New NCAA Rule changes for Football

July 13, 2010
by Justin

Each week we are going to reveiw any and all new rules proposed or passed this past year. It is our hopes that you will be able to benefit from this knowledge for the upcoming season and beyond. We are going to start with football.

So the first order of business is academic eligibility. There has been a lot of bad press over the years about academics in college football and the “free ride” concept. In attempt to combat the negative connotations the Football Academic Working Group are looking to introduce a new rule which would require football student-athletes to earn nine academic credits in the fall term to be eligible for the entire season following the fall.

The Academic Working group has proposed the new legislation based on new data exposing eligibility problems amongst football student-athletes. The legislation would have those student-athletes who fail to earn the minimum requirement of 9 academic credits to miss four contests the following fall. There is one stipulation which would allow the student-athlete to get two games back by completing a total of 27 credit hours by the end of the following summer session. Now nothing has been passed yet but their intension is to introduce this into the 2010-2011 academic cycle.

Also in the works, in an effort to stay with what seems to be the “safety-first” theme of this year, the NCAA is seeking to eliminate wedge-blocking of three or more players by the receiving team on kickoffs. The Rules Committee is in an off year for rule changes but they are so intent on making this rule change that they recently held a conference call in an attempt to make an immediate change.

By definition, for those unsure, a wedge-block according to the NCAA is a two or more players aligned shoulder to shoulder within two years of each other. If an illegal wedge is formed then the proposed rule change would see a 15-yard penalty applied for the infraction. In addition, the penalty would be marked from the spot of the foul or from the spot of where the kick returner was tackled if it is behind the spot where the illegal wedge was formed.

These new safety driven proposals continues to build momentum as the NCAA Football Rules Committee also reviewed a mandate they imposed last season to have all conferences to review all fouls dangerous in nature and consider suspensions for the infractions. As a result the committee is reviewing these findings are most likely looking to implement more safety first rules in the seasons to come.

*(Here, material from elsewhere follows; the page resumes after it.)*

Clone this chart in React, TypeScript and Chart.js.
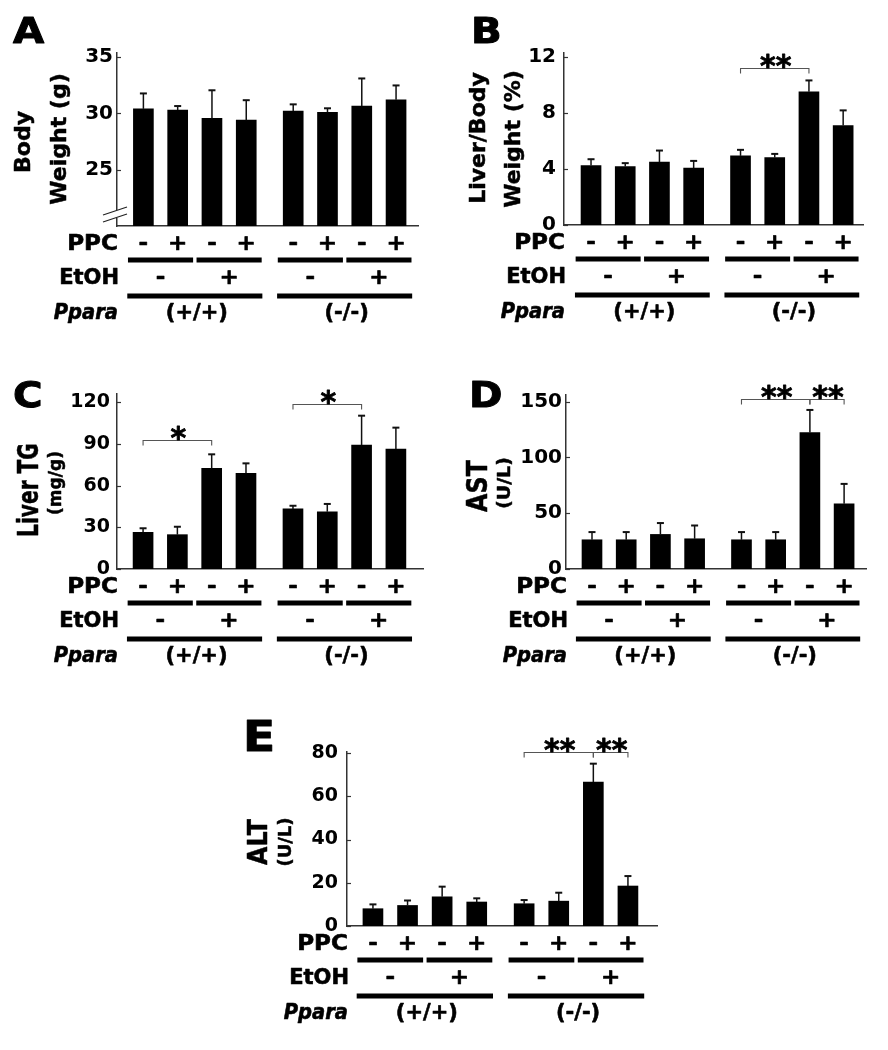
import { useEffect, useRef } from 'react';
import { Chart, registerables } from 'chart.js';

Chart.register(...registerables);

const FONT = '"DejaVu Sans", "Liberation Sans", sans-serif';

// ---------- data ----------
const barX = [0, 1, 2, 3, 4.37, 5.37, 6.37, 7.37];
const ppcSigns = ['-', '+', '-', '+', '-', '+', '-', '+'];
const etohSigns = ['-', '+', '-', '+'];
const pparaGroups = ['(+/+)', '(-/-)'];
const rowLabels = ['PPC', 'EtOH', 'Ppara'];

const bodyWeight = [30.4, 30.3, 29.55, 29.4, 30.2, 30.1, 30.65, 31.2];
const bodyWeightErr = [1.37, 0.35, 2.5, 1.77, 0.6, 0.35, 2.45, 1.28];
const bodyWeightTicks = [25, 30, 35];

const liverBody = [4.25, 4.18, 4.49, 4.06, 4.94, 4.82, 9.52, 7.11];
const liverBodyErr = [0.45, 0.24, 0.83, 0.52, 0.43, 0.26, 0.81, 1.08];
const liverBodyTicks = [0, 4, 8, 12];

const liverTG = [26.4, 24.7, 72.4, 68.8, 43.2, 41.2, 89.2, 86.3];
const liverTGErr = [2.9, 5.7, 10.1, 7.2, 2.3, 5.6, 21.1, 15.4];
const liverTGTicks = [0, 30, 60, 90, 120];

const ast = [26.2, 26.2, 31, 27.1, 26.2, 26.2, 122.3, 58.5];
const astErr = [6.9, 6.9, 10.2, 11.9, 6.9, 6.9, 20.3, 17.8];
const astTicks = [0, 50, 100, 150];

const alt = [8.0, 9.5, 13.5, 11.1, 10.3, 11.5, 66.6, 18.5];
const altErr = [2.0, 2.3, 4.7, 1.7, 1.7, 3.9, 8.5, 4.6];
const altTicks = [0, 20, 40, 60, 80];

type Bracket = { from: number; to: number; y: number; label: string };
const bracketsB: Bracket[] = [{ from: 4, to: 6, y: 11.2, label: '**' }];
const bracketsC: Bracket[] = [
  { from: 0, to: 2, y: 93, label: '*' },
  { from: 4, to: 6, y: 118.8, label: '*' },
];
const bracketsD: Bracket[] = [
  { from: 4, to: 6, y: 152.7, label: '**' },
  { from: 6, to: 7, y: 152.7, label: '**' },
];
const bracketsE: Bracket[] = [
  { from: 4, to: 6, y: 80.3, label: '**' },
  { from: 6, to: 7, y: 80.3, label: '**' },
];

// ---------- layout ----------
type TitleLine = { text: string; size: number; x: number; y: number; sx: number };
interface PanelCfg {
  letter: string;
  letterX: number;
  letterBase: number;
  letterSize: number;
  canvas: { left: number; top: number; w: number; h: number };
  area: { l: number; r: number; t: number; b: number };
  xMin: number;
  xMax: number;
  yMin: number;
  yMax: number;
  ticks: number[];
  values: number[];
  errors: number[];
  brackets: Bracket[];
  titles: TitleLine[];
  tickSize: number;
  tickPad: number;
  breakMark?: boolean;
}

const Y_W = 45;

const panels: PanelCfg[] = [
  {
    letter: 'A', letterX: 13, letterBase: 43, letterSize: 36,
    canvas: { left: 0, top: 0, w: 444, h: 350 },
    area: { l: 117, r: 418, t: 53, b: 226 },
    xMin: -0.77, xMax: 8.01, yMin: 20, yMax: 35.36,
    ticks: bodyWeightTicks, values: bodyWeight, errors: bodyWeightErr, brackets: [],
    titles: [
      { text: 'Body', size: 22, x: 24, y: 142, sx: 1 },
      { text: 'Weight (g)', size: 22, x: 60, y: 139, sx: 1 },
    ],
    tickSize: 20, tickPad: 4, breakMark: true,
  },
  {
    letter: 'B', letterX: 471, letterBase: 43, letterSize: 36,
    canvas: { left: 444, top: 0, w: 444, h: 350 },
    area: { l: 564, r: 863, t: 53, b: 225 },
    xMin: -0.79, xMax: 7.95, yMin: 0, yMax: 12.29,
    ticks: liverBodyTicks, values: liverBody, errors: liverBodyErr, brackets: bracketsB,
    titles: [
      { text: 'Liver/Body', size: 22, x: 479, y: 138, sx: 1 },
      { text: 'Weight (%)', size: 22, x: 514, y: 139, sx: 1 },
    ],
    tickSize: 20, tickPad: 8,
  },
  {
    letter: 'C', letterX: 13, letterBase: 407, letterSize: 36,
    canvas: { left: 0, top: 355, w: 444, h: 360 },
    area: { l: 117, r: 423, t: 394, b: 569 },
    xMin: -0.76, xMax: 8.16, yMin: 0, yMax: 125.9,
    ticks: liverTGTicks, values: liverTG, errors: liverTGErr, brackets: bracketsC,
    titles: [
      { text: 'Liver TG', size: 28, x: 31, y: 490, sx: 0.72 },
      { text: '(mg/g)', size: 17, x: 57, y: 483, sx: 1 },
    ],
    tickSize: 19, tickPad: 7,
  },
  {
    letter: 'D', letterX: 469, letterBase: 407, letterSize: 36,
    canvas: { left: 444, top: 355, w: 444, h: 360 },
    area: { l: 566, r: 866, t: 395, b: 569 },
    xMin: -0.76, xMax: 8.01, yMin: 0, yMax: 156,
    ticks: astTicks, values: ast, errors: astErr, brackets: bracketsD,
    titles: [
      { text: 'AST', size: 28, x: 480, y: 486, sx: 0.85 },
      { text: '(U/L)', size: 18, x: 505, y: 483, sx: 1.05 },
    ],
    tickSize: 20, tickPad: 4,
  },
  {
    letter: 'E', letterX: 243, letterBase: 751, letterSize: 42,
    canvas: { left: 220, top: 712, w: 460, h: 335 },
    area: { l: 347, r: 657, t: 752, b: 926 },
    xMin: -0.75, xMax: 8.21, yMin: 0, yMax: 80.5,
    ticks: altTicks, values: alt, errors: altErr, brackets: bracketsE,
    titles: [
      { text: 'ALT', size: 27, x: 260, y: 842, sx: 0.88 },
      { text: '(U/L)', size: 18, x: 286, y: 842, sx: 1 },
    ],
    tickSize: 19, tickPad: 9,
  },
];

// row offsets below the x axis
const ROW_PPC = 19;
const ROW_LINE1 = 34;
const ROW_ETOH = 53;
const ROW_LINE2 = 70;
const ROW_PPARA = 88;

function txt(
  ctx: CanvasRenderingContext2D,
  s: string,
  x: number,
  y: number,
  font: string,
  align: CanvasTextAlign,
  baseline: CanvasTextBaseline,
  sx = 1,
  rot = 0,
  heavy = 0,
) {
  ctx.save();
  ctx.translate(x, y);
  if (rot) ctx.rotate(rot);
  ctx.scale(sx, 1);
  ctx.font = font;
  ctx.textAlign = align;
  ctx.textBaseline = baseline;
  ctx.fillStyle = '#000';
  ctx.fillText(s, 0, 0);
  if (heavy > 0) {
    ctx.strokeStyle = '#000';
    ctx.lineWidth = heavy;
    ctx.lineJoin = 'round';
    ctx.strokeText(s, 0, 0);
  }
  ctx.restore();
}

function seg(ctx: CanvasRenderingContext2D, x1: number, y1: number, x2: number, y2: number) {
  ctx.beginPath();
  ctx.moveTo(x1, y1);
  ctx.lineTo(x2, y2);
  ctx.stroke();
}

function makePlugin(cfg: PanelCfg) {
  return {
    id: 'annot' + cfg.letter,
    afterDraw(chart: any) {
      const ctx: CanvasRenderingContext2D = chart.ctx;
      const xs = chart.scales.x;
      const ys = chart.scales.y;
      const area = chart.chartArea;
      const ox = cfg.canvas.left;
      const oy = cfg.canvas.top;
      const L = area.left;
      const B = area.bottom;
      ctx.save();

      // inward tick marks
      ctx.strokeStyle = '#333';
      ctx.lineWidth = 1.2;
      for (const v of cfg.ticks) {
        const py = Math.round(ys.getPixelForValue(v)) + 0.5;
        seg(ctx, L, py, L + 4, py);
      }

      // axis break
      if (cfg.breakMark) {
        const y1 = B - 15;
        const y2 = B - 8;
        ctx.fillStyle = '#fff';
        ctx.fillRect(L - 2, y1 - 1, 4, y2 - y1 + 1);
        ctx.strokeStyle = '#222';
        ctx.lineWidth = 1.3;
        seg(ctx, L - 14, y1 + 4, L + 10, y1 - 4);
        seg(ctx, L - 14, y2 + 4, L + 10, y2 - 4);
      }

      // error bars
      const meta = chart.getDatasetMeta(0);
      meta.data.forEach((el: any, i: number) => {
        const x = el.x;
        const y0 = ys.getPixelForValue(cfg.values[i]);
        const y1 = ys.getPixelForValue(cfg.values[i] + cfg.errors[i]);
        ctx.strokeStyle = '#111';
        ctx.lineWidth = 1.5;
        seg(ctx, x, y0, x, y1);
        ctx.lineWidth = 2;
        seg(ctx, x - 3.5, y1, x + 3.5, y1);
      });

      // significance brackets
      for (const br of cfg.brackets) {
        const x1 = xs.getPixelForValue(barX[br.from]);
        const x2 = xs.getPixelForValue(barX[br.to]);
        const y = Math.round(ys.getPixelForValue(br.y)) + 0.5;
        ctx.strokeStyle = '#555';
        ctx.lineWidth = 1.1;
        ctx.beginPath();
        ctx.moveTo(x1, y + 5);
        ctx.lineTo(x1, y);
        ctx.lineTo(x2, y);
        ctx.lineTo(x2, y + 5);
        ctx.stroke();
        const size = 30;
        txt(ctx, br.label, (x1 + x2) / 2 + 1, y - 8.5 + 0.54 * size, `bold ${size}px ${FONT}`, 'center', 'alphabetic', 1, 0, 0.8);
      }

      // treatment rows
      const rowFont = `bold 21px ${FONT}`;
      const labX = L + 1;
      txt(ctx, rowLabels[0], labX, B + ROW_PPC, rowFont, 'right', 'middle', 1.1, 0, 0.6);
      txt(ctx, rowLabels[1], labX + 1, B + ROW_ETOH, rowFont, 'right', 'middle', 1, 0, 0.6);
      txt(ctx, rowLabels[2], labX, B + ROW_PPARA, `italic bold 21px ${FONT}`, 'right', 'middle', 0.93, 0, 0.6);

      ppcSigns.forEach((s, i) => {
        txt(ctx, s, xs.getPixelForValue(barX[i]), B + ROW_PPC, rowFont, 'center', 'middle', 1.1, 0, 0.6);
      });
      for (let k = 0; k < 4; k++) {
        const a = xs.getPixelForValue(barX[2 * k] - 0.45);
        const b = xs.getPixelForValue(barX[2 * k + 1] + 0.45);
        ctx.fillStyle = '#000';
        ctx.fillRect(a, B + ROW_LINE1 - 2.5, b - a, 5);
        const mid = (xs.getPixelForValue(barX[2 * k]) + xs.getPixelForValue(barX[2 * k + 1])) / 2;
        txt(ctx, etohSigns[k], mid, B + ROW_ETOH, rowFont, 'center', 'middle', 1.1, 0, 0.6);
      }
      for (let g = 0; g < 2; g++) {
        const a = xs.getPixelForValue(barX[4 * g] - 0.47);
        const b = xs.getPixelForValue(barX[4 * g + 3] + 0.47);
        ctx.fillStyle = '#000';
        ctx.fillRect(a, B + ROW_LINE2 - 2.5, b - a, 5);
        const mid = (xs.getPixelForValue(barX[4 * g]) + xs.getPixelForValue(barX[4 * g + 3])) / 2;
        txt(ctx, pparaGroups[g], mid + 2, B + ROW_PPARA, rowFont, 'center', 'middle', 1, 0, 0.6);
      }

      // y titles (rotated)
      for (const t of cfg.titles) {
        txt(ctx, t.text, t.x - ox, t.y - oy, `bold ${t.size}px ${FONT}`, 'center', 'middle', t.sx, -Math.PI / 2, 0.5);
      }

      // panel letter
      txt(ctx, cfg.letter, cfg.letterX - ox, cfg.letterBase - oy, `bold ${cfg.letterSize}px ${FONT}`, 'left', 'alphabetic', 1.12, 0, 1);

      ctx.restore();
    },
  };
}

function Panel({ cfg }: { cfg: PanelCfg }) {
  const ref = useRef<HTMLCanvasElement>(null);
  useEffect(() => {
    const c = cfg.canvas;
    const a = cfg.area;
    const chart = new Chart(ref.current as HTMLCanvasElement, {
      type: 'bar',
      data: {
        datasets: [
          {
            data: barX.map((x, i) => ({ x, y: cfg.values[i] })),
            backgroundColor: '#000',
            borderWidth: 0,
            barThickness: 20,
          } as any,
        ],
      },
      options: {
        animation: false,
        responsive: false,
        maintainAspectRatio: false,
        layout: {
          padding: {
            left: a.l - c.left - Y_W,
            right: c.left + c.w - a.r,
            top: a.t - c.top,
            bottom: c.top + c.h - a.b,
          },
        },
        plugins: { legend: { display: false }, tooltip: { enabled: false } },
        scales: {
          x: {
            type: 'linear',
            offset: false,
            min: cfg.xMin,
            max: cfg.xMax,
            grid: { display: false, drawTicks: false, offset: false },
            border: { display: true, color: '#333', width: 1.5 },
            ticks: { display: false },
            afterFit: (s: any) => {
              s.height = 0;
            },
          },
          y: {
            type: 'linear',
            min: cfg.yMin,
            max: cfg.yMax,
            grid: { display: false, drawTicks: false },
            border: { display: true, color: '#333', width: 1.5 },
            ticks: {
              color: '#000',
              padding: cfg.tickPad,
              font: { family: FONT, size: cfg.tickSize, weight: 'bold' },
            },
            afterBuildTicks: (axis: any) => {
              axis.ticks = cfg.ticks.map((v) => ({ value: v }));
            },
            afterFit: (s: any) => {
              s.width = Y_W;
            },
          },
        },
      } as any,
      plugins: [makePlugin(cfg)],
    });
    return () => chart.destroy();
  }, [cfg]);
  return (
    <canvas
      ref={ref}
      width={cfg.canvas.w}
      height={cfg.canvas.h}
      style={{
        position: 'absolute',
        left: cfg.canvas.left,
        top: cfg.canvas.top,
        width: cfg.canvas.w,
        height: cfg.canvas.h,
      }}
    />
  );
}

export default function App() {
  return (
    <div
      style={{
        position: 'absolute',
        left: 0,
        top: 0,
        width: 888,
        height: 1050,
        background: '#fff',
        overflow: 'hidden',
      }}
    >
      {panels.map((p) => (
        <Panel key={p.letter} cfg={p} />
      ))}
    </div>
  );
}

As a last bit of news, as most of you probably know by now, the committee implemented a rule for players wearing “eye black”. The rule states that it must be solid black with no words, numbers, logos or other symbols any violators will be punished.  Call it the “Tebow Rule”, as you may, we all know that messages may be harmless at times, but some players don’t always have the best intentions. Often players write curse words or other taunting messages on the eye black which could cause fights on the football field. In an era where the NCAA is trying to promote sportsmanship this falls right in line, as it stand the NFL already has such a rule in place. And this leads me to the next rule, as I like to call it, the “Zero Fun Rule”. The NCAA in an effort to reduce unsportsmanlike conduct, the committee is looking to define unsportsmanlike acts to include, but are not limited to pointing fingers, hands, arms or the ball at opponents, choreographed acts, ball carrier altering stride when approaching the end zone, removal of a player’s helmet on the field, punching one’s chest or crossing one’s arms, bowing at the waist, and going into the stands to interact with spectators. It will be penalized as a live-ball foul beginning in the 2011 season; potentially the flag would nullify a score and penalize the offending team from the spot of the foul. While penalties for dead-ball misconduct fouls (for example, unsportsmanlike behavior after the player crosses the goal line) would continue to be assessed on the ensuing kickoff or the extra point/two point conversion attempt. At this point no rule as been passed but moving forward, look for the committee to implement some version of it.

Lastly, the committee also took the following actions:

  • Removed the reference in the rules book requiring a player’s pants to cover the knees at all times. Also, socks no longer have a length requirement, but must continue to be of the same color and general design.
  • Agreed to suggest changes to the complicated rules regarding blocking below the waist. The committee will discuss the matter further at the 2011 meeting.
  • Recommended that conferences that do not have a pregame warm-up policy use a 10-yard no-player zone between the 45-yard lines beginning 60 minutes before kickoff. This reinforces the Statement on Sportsmanship, which was adopted by the committee for inclusion in the 2009-10 NCAA Football Rules Book. The committee will consider formally adding this to the rules book in 2011.

Here at we believe knowing the rules is just as important as having the proper diet or training in order to achieve success. Hopefully understanding these rules and future rules can help you be a better athlete.